The myriad biological structures and processes that exist within these three system levels are interconnected and coordinated by an intricate set of regulatory controls and continuous interactions with the environment. Exploring biology across all scales in a comprehensive and integrated way is essential to understanding how these systems operate in nature or in more application-oriented contexts related to new technology endpoints for DOE missions.

GTL Computing Environment

The GTL Knowledgebase will facilitate a new level of scientific inquiry by serving as a central component for the integration of modeling, simulation, experimentation, and bioinformatic approaches. The GKB also will be a primary resource for data sharing and information exchange among the GTL community. Furthermore, not only will the GKB allow scientists to expand, compute, and integrate data and information program wide, it will also drive two classes of work: experimental design and modeling and simulation. Integrating data derived from computational predictions and modeling, as envisioned in the knowledgebase project, will increase data completeness, fidelity, and accuracy. These advancements in turn will greatly improve modeling and simulation, leading to new experimentation, analyses, and mechanistic insight. Scientists’ ever-increasing exploitation of the dynamic linkages among data integration, experimentation, and modeling and simulation—aided by the GKB—will advance efforts to achieve a predictive understanding of the functions of biological systems. The knowledgebase, therefore, must serve multiple roles, including (1) a repository of data and results from high-throughput experiments; (2) a collection of tools to derive new insights through data synthesis, analysis, and comparison; (3) a framework to test scientific understanding; (4) a heuristic capability to improve the value and sophistication of further inquiry; and (5) a foundation for prediction, design, manipulation, and, ultimately, engineering of biological systems to meet national needs in bioenergy, environmental remediation, and carbon cycling.

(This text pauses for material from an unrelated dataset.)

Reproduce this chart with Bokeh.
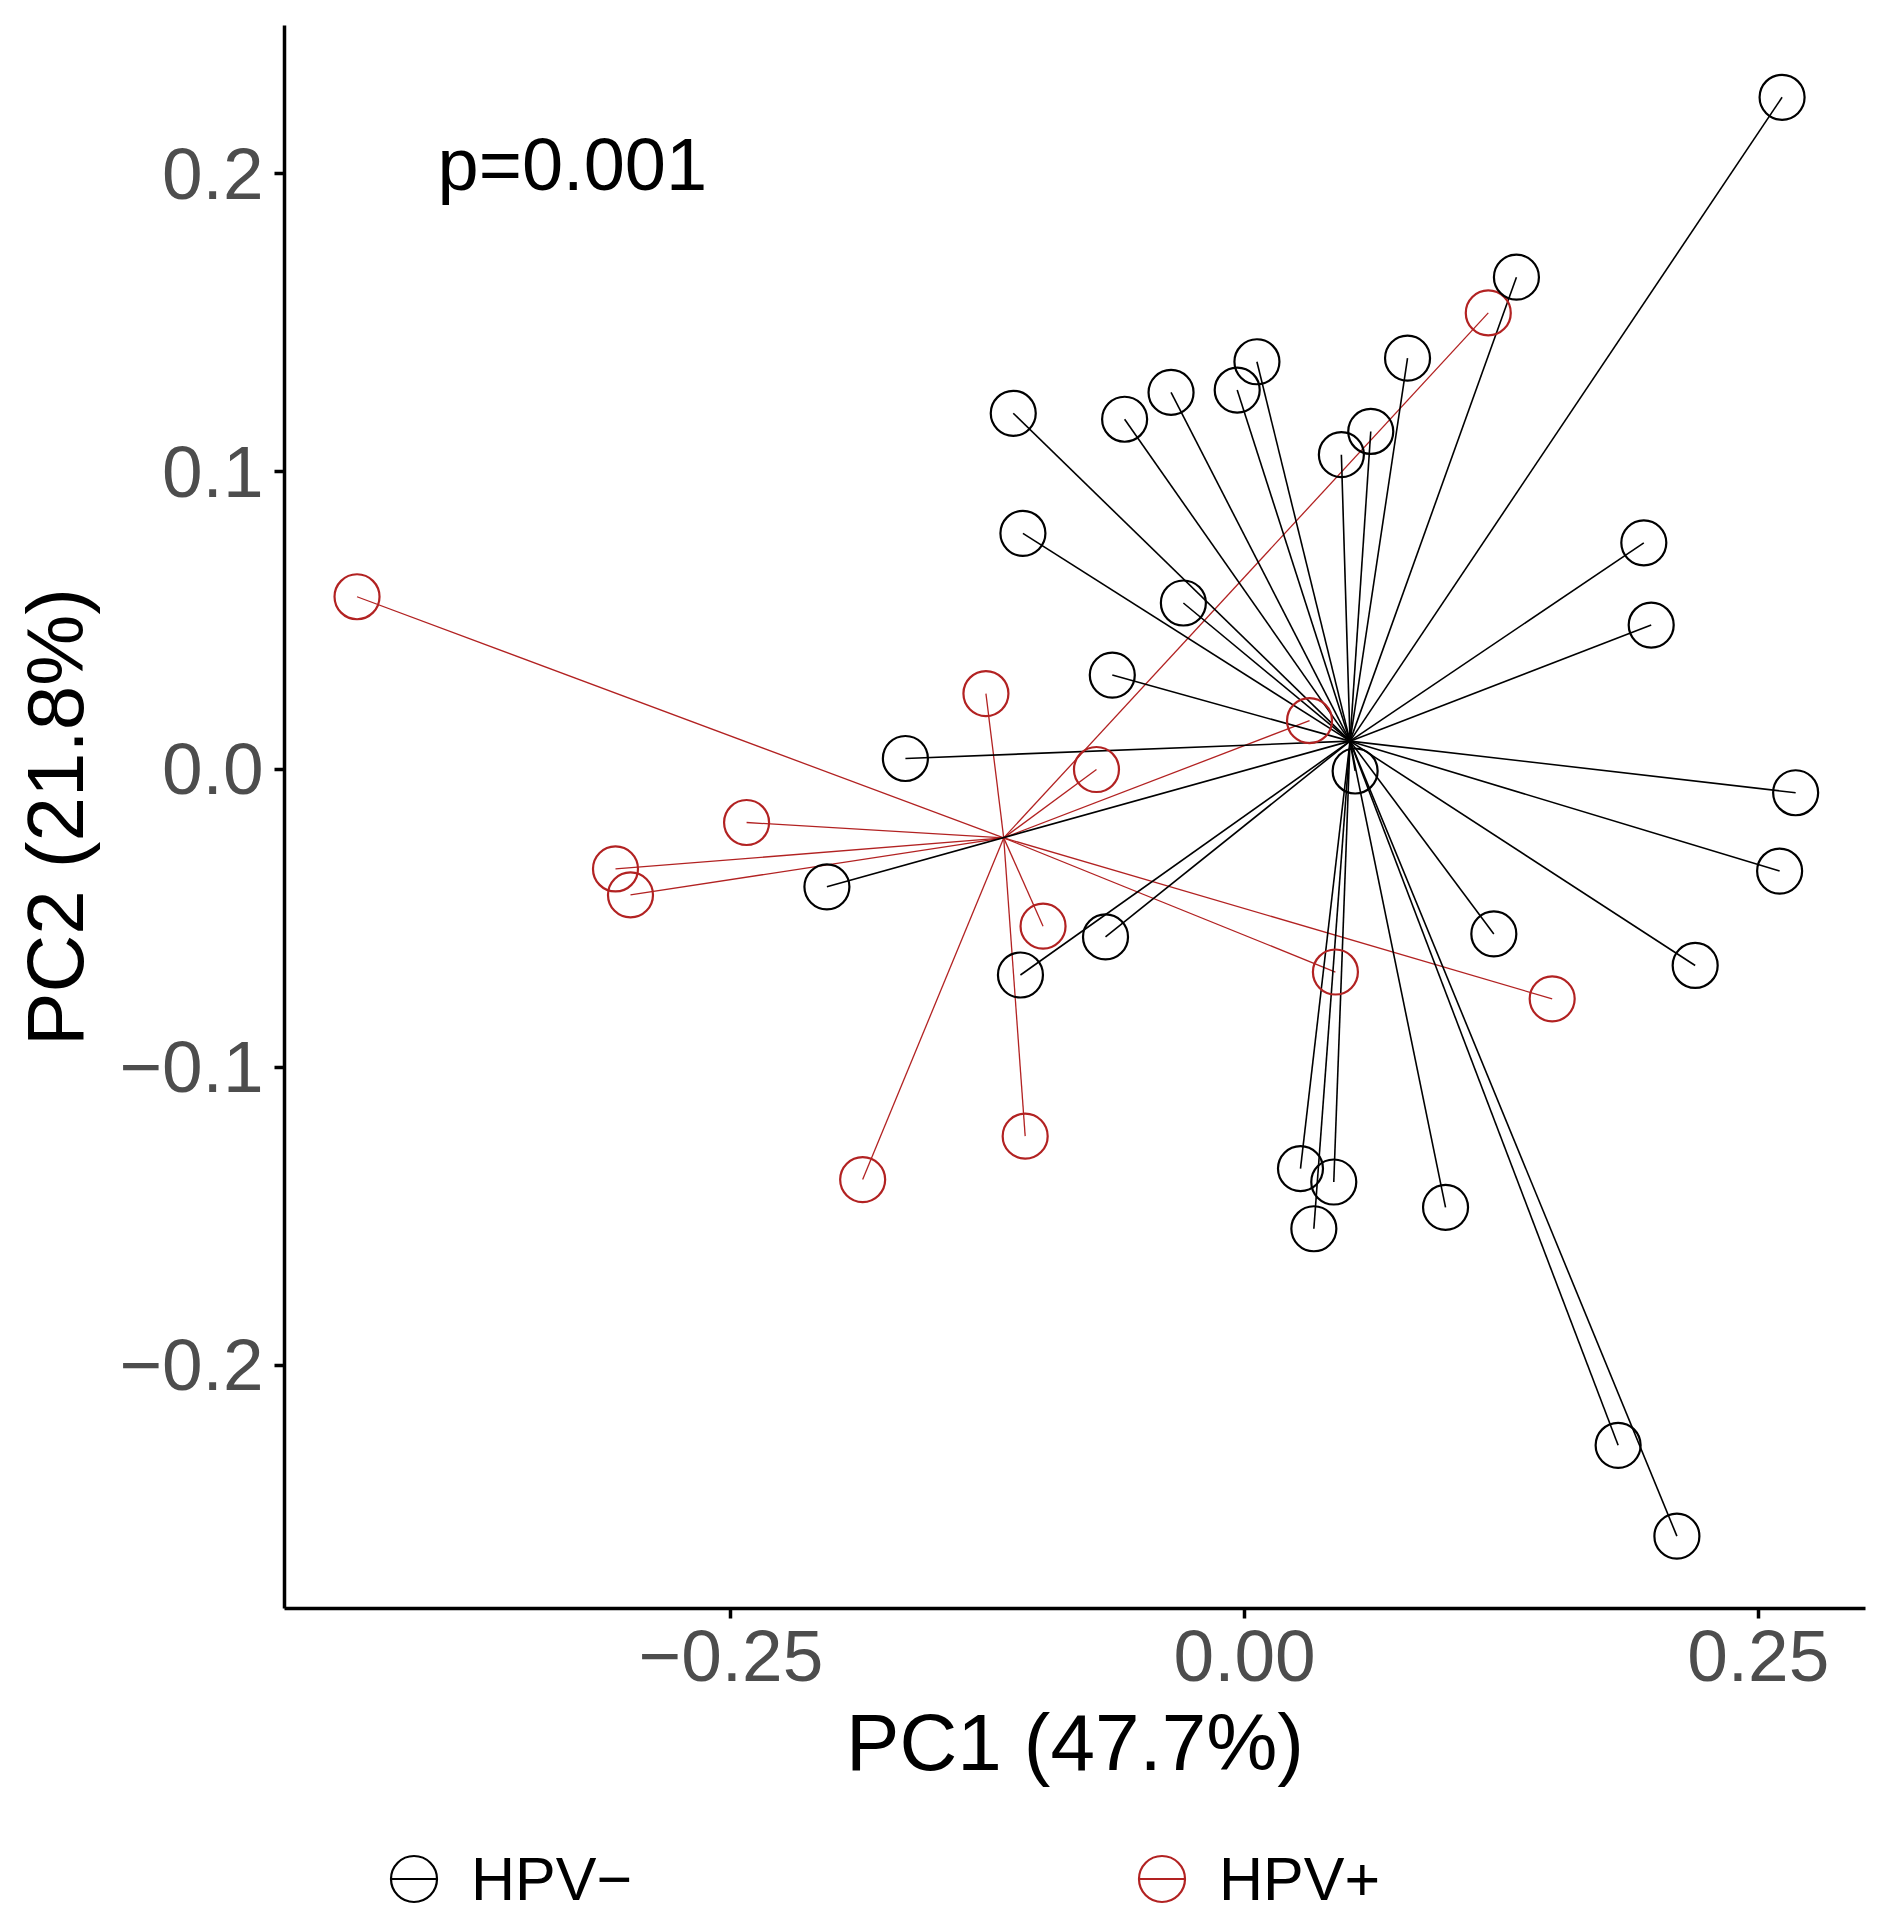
import numpy as np
from bokeh.plotting import figure
from bokeh.layouts import column
from bokeh.models import (Range1d, FixedTicker, Label, Legend, LegendItem,
                          ColumnDataSource)
from bokeh.embed import file_html
from bokeh.resources import INLINE

# ---------------- data ----------------
groups = ["HPV−", "HPV+"]
group_colors = ["#000000", "#B22222"]

hpv_neg_pc1 = [0.2616, 0.1323, 0.0060, 0.0793, -0.0036, -0.0358, -0.0584, -0.1126,
               0.0614, 0.0471, -0.1079, 0.1943, 0.1979, -0.0298, -0.0644, -0.1651,
               0.2682, 0.2604, -0.2033, 0.1213, 0.2193, -0.0677, -0.1091, 0.0272,
               0.0434, 0.0337, 0.0978, 0.1818, 0.2104, 0.0538]
hpv_neg_pc2 = [0.2257, 0.1653, 0.1369, 0.1381, 0.1274, 0.1266, 0.1176, 0.1196,
               0.1135, 0.1057, 0.0793, 0.0761, 0.0485, 0.0559, 0.0317, 0.0037,
               -0.0078, -0.0341, -0.0394, -0.0552, -0.0658, -0.0562, -0.0690, -0.1340,
               -0.1385, -0.1542, -0.1470, -0.2269, -0.2574, -0.0005]

hpv_pos_pc1 = [-0.4320, -0.1259, -0.0721, 0.1186, 0.0316, -0.2424, -0.3062, -0.2989,
               -0.0981, 0.0442, 0.1497, -0.1068, -0.1859]
hpv_pos_pc2 = [0.0580, 0.0255, 0.0000, 0.1533, 0.0164, -0.0178, -0.0334, -0.0421,
               -0.0526, -0.0680, -0.0770, -0.1231, -0.1377]

x_ticks = [-0.25, 0.0, 0.25]
x_tick_labels = ["−0.25", "0.00", "0.25"]
y_ticks = [-0.2, -0.1, 0.0, 0.1, 0.2]
y_tick_labels = ["−0.2", "−0.1", "0.0", "0.1", "0.2"]

x_title = "PC1 (47.7%)"
y_title = "PC2 (21.8%)"
p_text = "p=0.001"

# ---------------- main figure ----------------
FONT = "Liberation Sans"
W = 1884
H_MAIN = 1828
H_LEG = 88
FRAME_LEFT = 284

p = figure(width=W, height=H_MAIN, output_backend="svg", toolbar_location=None,
           x_range=Range1d(-0.4673, 0.3022), y_range=Range1d(-0.2817, 0.2498),
           min_border_left=FRAME_LEFT, min_border_right=W - 1865, min_border_top=25,
           min_border_bottom=H_MAIN - 1608)
p.grid.visible = False
p.outline_line_color = None
p.background_fill_color = "white"
p.border_fill_color = "white"

for ax in (p.xaxis[0], p.yaxis[0]):
    ax.axis_line_width = 3.5
    ax.axis_line_color = "black"
    ax.major_tick_line_width = 3.5
    ax.major_tick_line_color = "black"
    ax.major_tick_out = 10
    ax.major_tick_in = 0
    ax.minor_tick_line_color = None
    ax.major_label_text_font = FONT
    ax.major_label_text_font_size = "73px"
    ax.major_label_text_color = "#4D4D4D"
    ax.axis_label_text_font = FONT
    ax.axis_label_text_font_size = "80px"
    ax.axis_label_text_font_style = "normal"
    ax.axis_label_text_color = "black"

p.xaxis[0].ticker = FixedTicker(ticks=x_ticks)
p.xaxis[0].major_label_overrides = dict(zip(x_ticks, x_tick_labels))
p.xaxis[0].major_label_standoff = 12
p.xaxis[0].axis_label = x_title
p.xaxis[0].axis_label_standoff = 14

p.yaxis[0].ticker = FixedTicker(ticks=y_ticks)
p.yaxis[0].major_label_overrides = dict(zip(y_ticks, y_tick_labels))
p.yaxis[0].major_label_standoff = 11
p.yaxis[0].axis_label = y_title
p.yaxis[0].axis_label_standoff = 16

# ---------------- spider (segments to group centroid) ----------------
series = [(hpv_neg_pc1, hpv_neg_pc2), (hpv_pos_pc1, hpv_pos_pc2)]
line_widths = [1.6, 1.3]

# red group first, black on top
for gi in (1, 0):
    xs, ys = series[gi]
    cx, cy = float(np.mean(xs)), float(np.mean(ys))
    src = ColumnDataSource(dict(x0=[cx] * len(xs), y0=[cy] * len(ys), x1=xs, y1=ys))
    p.segment(x0="x0", y0="y0", x1="x1", y1="y1", source=src,
              line_color=group_colors[gi], line_width=line_widths[gi])

for gi in (1, 0):
    xs, ys = series[gi]
    p.ellipse(x=xs, y=ys, width=45, height=45,
              width_units="screen", height_units="screen",
              fill_color=None, line_color=group_colors[gi], line_width=2.2)

p.add_layout(Label(x=-0.3928, y=0.2032, text=p_text, text_font=FONT,
                   text_font_size="74px", text_color="black",
                   text_baseline="alphabetic"))

# ---------------- legend strip ----------------
lg = figure(width=W, height=H_LEG, output_backend="svg", toolbar_location=None,
            x_range=Range1d(0, 1), y_range=Range1d(0, 1),
            x_axis_location=None, y_axis_location=None,
            min_border_left=0, min_border_right=0, min_border_top=0,
            min_border_bottom=0)
lg.grid.visible = False
lg.outline_line_color = None
lg.background_fill_color = "white"
lg.border_fill_color = "white"

items = []
for gi in (0, 1):
    # legend keys only (kept outside the visible range)
    c = lg.scatter(x=[-5], y=[-5], marker="circle", size=45, fill_color=None,
                   line_color=group_colors[gi], line_width=2.2)
    d = lg.scatter(x=[-5], y=[-5], marker="dash", size=45,
                   line_color=group_colors[gi], line_width=2.2)
    items.append(LegendItem(label=groups[gi], renderers=[c, d]))

# column() aligns the frames, so the strip's frame starts at FRAME_LEFT
legend = Legend(items=items, orientation="horizontal", location=(356 - FRAME_LEFT, -20),
                glyph_width=115, glyph_height=115, label_standoff=0, label_width=200,
                spacing=433, padding=0, margin=0,
                label_text_font=FONT, label_text_font_size="61px",
                label_text_color="black", label_text_baseline="middle",
                border_line_alpha=0, background_fill_alpha=0)
lg.add_layout(legend, "center")

layout = column(p, lg, spacing=0)
open("out.html", "w").write(file_html(layout, INLINE))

Catalyzing Research and Industry

GTL will make data available to all scientists and industry, enabling cutting-edge investigations on the systems biology level and fostering participation by the greater community in solving DOE mission problems. This will facilitate rapid translation of science into new technologies and catalyze the industrial biotechnology sector of the economy.

Program Background

The GTL program began in 2002. Focusing on DOE mission goals, GTL’s approach in energy, carbon cycle, and environmental remediation involves (1) identifying research grand challenges through community input and workshops; (2) initiating proof-of-principle, high-risk pilot activities; (3) issuing solicitations for research strategies to build upon successful pilot projects; (4) establishing productive research partnerships; and (5) building a GTL Knowledgebase for integrating and sharing the biological information needed to solve these challenges.

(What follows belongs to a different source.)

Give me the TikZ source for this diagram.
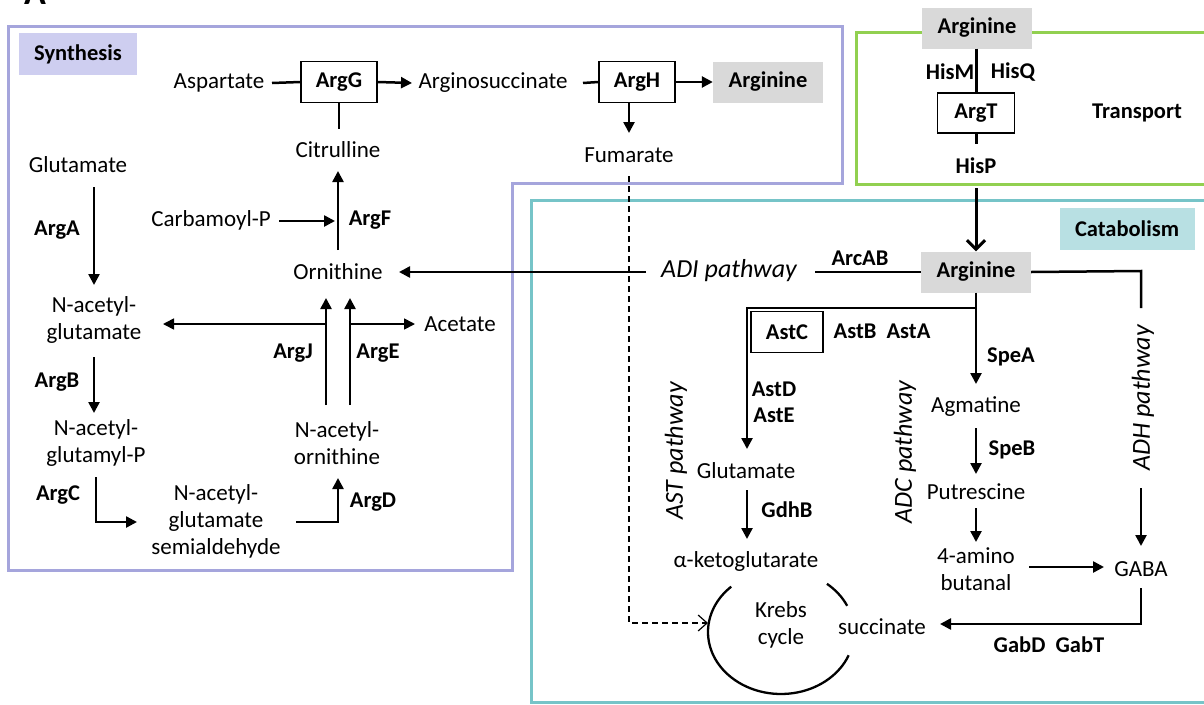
\documentclass[tikz,border=0pt]{standalone}
\usepackage{fontspec}
\setmainfont{Carlito}
\usetikzlibrary{arrows.meta}
\definecolor{synline}{RGB}{165,165,220}
\definecolor{synfill}{RGB}{206,206,240}
\definecolor{catline}{RGB}{118,196,200}
\definecolor{catfill}{RGB}{184,224,227}
\definecolor{trline}{RGB}{146,208,80}
\definecolor{argfill}{RGB}{217,217,217}
\tikzset{
  every node/.style={font=\fontsize{23}{27}\selectfont, inner sep=2pt},
  txt/.style={align=center},
  enz/.style={font=\fontsize{22.5}{27}\selectfont\bfseries},
  itl/.style={font=\fontsize{26}{30}\selectfont\itshape},
  enzbox/.style={draw, line width=1.3pt, minimum width=76pt, minimum height=41pt, inner sep=0pt, font=\fontsize{22.5}{27}\selectfont\bfseries},
  argbox/.style={fill=argfill, minimum width=110pt, minimum height=41pt, inner sep=0pt, font=\fontsize{22.5}{27}\selectfont\bfseries},
  ln/.style={line width=2.5pt},
  thinln/.style={line width=1.7pt},
  arr/.style={line width=2.5pt, -{Triangle[length=11pt,width=11pt]}},
  thinarr/.style={line width=1.7pt, -{Triangle[length=11pt,width=11pt]}},
  frame/.style={line width=3pt},
}
\begin{document}
\begin{tikzpicture}[x=1pt,y=-1pt]
\useasboundingbox (0,0) rectangle (1204,704);
% panel letter (cut off at top)
\node[anchor=base, font=\fontsize{36}{40}\selectfont\bfseries] (panelA) at (35,5) {A};

% frames
\draw[frame, synline] (8,26) -- (842,26) -- (842,183) -- (512,183) -- (512,570) -- (8,570) -- cycle;
\draw[frame, trline] (856,32) rectangle (1215,184);
\draw[frame, catline] (531,200) rectangle (1215,702);
\node[fill=synfill, minimum width=118pt, minimum height=42pt, enz] (synlab) at (78,54) {Synthesis};
\node[fill=catfill, minimum width=135pt, minimum height=42pt, enz] (catlab) at (1127,229) {Catabolism};

% ---------- synthesis ----------
\node[txt] (asp) at (219,83) {Aspartate};
\node[enzbox] (argG) at (339,82) {ArgG};
\node[txt] (argsuc) at (493,83) {Arginosuccinate};
\node[enzbox] (argH) at (637,82) {ArgH};
\node[argbox] (argS) at (768,82) {Arginine};
\node[txt] (cit) at (338,150) {Citrulline};
\node[txt] (fum) at (629,155) {Fumarate};
\node[txt] (glu) at (78,165) {Glutamate};
\node[enz] (argA) at (57,230) {ArgA};
\node[txt] (carb) at (211,220) {Carbamoyl-P};
\node[enz] (argF) at (370,220) {ArgF};
\node[txt] (orn) at (338,272) {Ornithine};
\node[txt] (nag) at (94,320) {N-acetyl-\\glutamate};
\node[enz] (argB) at (57,382) {ArgB};
\node[txt] (nagp) at (96,443) {N-acetyl-\\glutamyl-P};
\node[enz] (argC) at (58,495) {ArgC};
\node[txt] (nags) at (216,521) {N-acetyl-\\glutamate\\semialdehyde};
\node[enz] (argD) at (373,502) {ArgD};
\node[txt] (nao) at (337,443) {N-acetyl-\\ornithine};
\node[enz] (argJ) at (293,353) {ArgJ};
\node[enz] (argE) at (378,353) {ArgE};
\node[txt] (acet) at (460,324) {Acetate};

\coordinate (aspE) at (272,83);
\draw[ln] (aspE) -- (argG.west);
\draw[ln] (argG.south) -- ++(0,26) coordinate (citN);
\draw[arr] (argG.east) -- (412,83) coordinate (asucW);
\draw[ln] (583,83) coordinate (asucE) -- (argH.west);
\draw[arr] (argH.east) -- (argS.west);
\draw[arr] (629,102) coordinate (argHs) -- (629,133) coordinate (fumN);
\draw[arr] (94,187) coordinate (gluS) -- (94,285) coordinate (nagN);
\draw[arr] (94,357) coordinate (nagS) -- (94,413) coordinate (nagpN);
\draw[arr] (96,477) coordinate (nagpS) -- (96,522) -- (137,522) coordinate (nagsW);
\draw[arr] (296,522) coordinate (nagsE) -- (338,522) -- (338,478) coordinate (naoN);
\draw[arr] (326,405) coordinate (jS) -- (326,298) coordinate (ornSj);
\draw[arr] (350,405) coordinate (eS) -- (350,298) coordinate (ornSe);
\draw[thinarr] (326,324) -- (163,324) coordinate (nagE);
\draw[thinarr] (350,324) -- (415,324) coordinate (acetW);
\draw[arr] (338,250) coordinate (ornN) -- (338,171) coordinate (citS);
\draw[arr] (279,221) coordinate (carbE) -- (335,221);

% ---------- transport ----------
\node[argbox] (argT1) at (977,28) {Arginine};
\node[enz] (hisM) at (950,72) {HisM};
\node[enz] (hisQ) at (1013,72) {HisQ};
\node[enzbox, minimum width=77pt, minimum height=40pt] (argT) at (976,113) {ArgT};
\node[enz] (hisP) at (976,166) {HisP};
\node[enz] (transp) at (1137,113) {Transport};
\draw[line width=3pt] (argT1.south -| argT.north) -- (argT.north);
\draw[line width=3pt] (argT.south) -- (976,144) coordinate (hisPN);

% ---------- catabolism ----------
\node[argbox] (argC1) at (976,272) {Arginine};
\draw[line width=3pt, -{Straight Barb[length=9pt,width=18pt]}] (976,188) coordinate (hisPS) -- (argC1.north);
\node[itl] (adi) at (729,271) {ADI pathway};
\node[enz] (arcAB) at (860,258) {ArcAB};
\draw[ln] (argC1.west) -- (815,272) coordinate (adiE);
\draw[arr] (646,272) coordinate (adiW) -- (399,272) coordinate (ornE);

\node[enzbox, minimum width=72pt, minimum height=41pt] (astC) at (787,332) {AstC};
\node[enz] (astBA) at (882,331) {AstB\ \ AstA};
\node[enz] (astD) at (774,389) {AstD};
\node[enz] (astE) at (774,415) {AstE};
\node[itl, rotate=90] (astp) at (676,451) {AST pathway};
\node[itl, rotate=90] (adcp) at (905,452) {ADC pathway};
\node[itl, rotate=90] (adhp) at (1143,398) {ADH pathway};
\node[txt] (glu2) at (746,471) {Glutamate};
\node[enz] (gdhB) at (787,510) {GdhB};
\node[txt] (akg) at (746,561) {α-ketoglutarate};
\node[txt] (krebs) at (781,625) {Krebs\\cycle};
\node[txt] (succ) at (882,627) {succinate};
\node[enz] (spea) at (1011,357) {SpeA};
\node[txt] (agm) at (976,407) {Agmatine};
\node[enz] (speb) at (1012,450) {SpeB};
\node[txt] (put) at (976,492) {Putrescine};
\node[txt] (amb) at (976,569) {4-amino\\butanal};
\node[txt] (gaba) at (1141,569) {GABA};
\node[enz] (gab) at (1049,645) {GabD\ \ GabT};

\coordinate (br) at (976,308);
\draw[ln] (argC1.south) -- (br);
\draw[arr] (br) -- (747,308) -- (747,449) coordinate (glu2N);
\draw[arr] (br) -- (976,384) coordinate (agmN);
\draw[ln] (argC1.east) -- (1141,271) -- (1141,308) coordinate (adhT);
\draw[arr] (1141,488) coordinate (adhB) -- (1141,546) coordinate (gabaN);
\draw[arr] (976,428) coordinate (agmS) -- (976,474) coordinate (putN);
\draw[arr] (976,508) coordinate (putS) -- (976,542) coordinate (ambN);
\draw[arr] (1029,567) coordinate (ambE) -- (1104,567) coordinate (gabaW);
\draw[arr] (1141,588) coordinate (gabaS) -- (1141,624) -- (940,624) coordinate (succE);
\draw[arr] (747,490) coordinate (glu2S) -- (747,539) coordinate (akgN);

% Krebs cycle arcs (angles in page orientation, y up)
\coordinate (kc) at (781,632);
\draw[line width=2.3pt] (kc) ++(133:73pt and 62pt) arc[start angle=133, end angle=338, x radius=73pt, y radius=62pt];
\draw[line width=2.3pt] (kc) ++(51:73pt and 62pt) arc[start angle=51, end angle=25, x radius=73pt, y radius=62pt];

% dashed fumarate link
\coordinate (kW) at (708,623);
\draw[line width=1.2pt, dash pattern=on 6pt off 4pt, -{Straight Barb[length=9pt,width=16pt]}] (629,176) coordinate (fumS) -- (629,623) -- (kW);
\end{tikzpicture}
\end{document}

GTL’s systems biology approach requires a wide range of capabilities and research styles. The GTL program includes participants from national laboratory science focus areas, academia (both individual researchers and members of teams), and industry. GTL employs DOE’s national user facilities [e.g., Joint Genome Institute (JGI) and Environmental Molecular Sciences Laboratory] and newly established Bioenergy Research Centers. The DOE Office of Biological and Environmental Research (OBER) partners with other organizations to help achieve GTL’s mission. GTL also uses resources and findings supported through programs at other federal agencies, sometimes collaborating via interagency solicitations.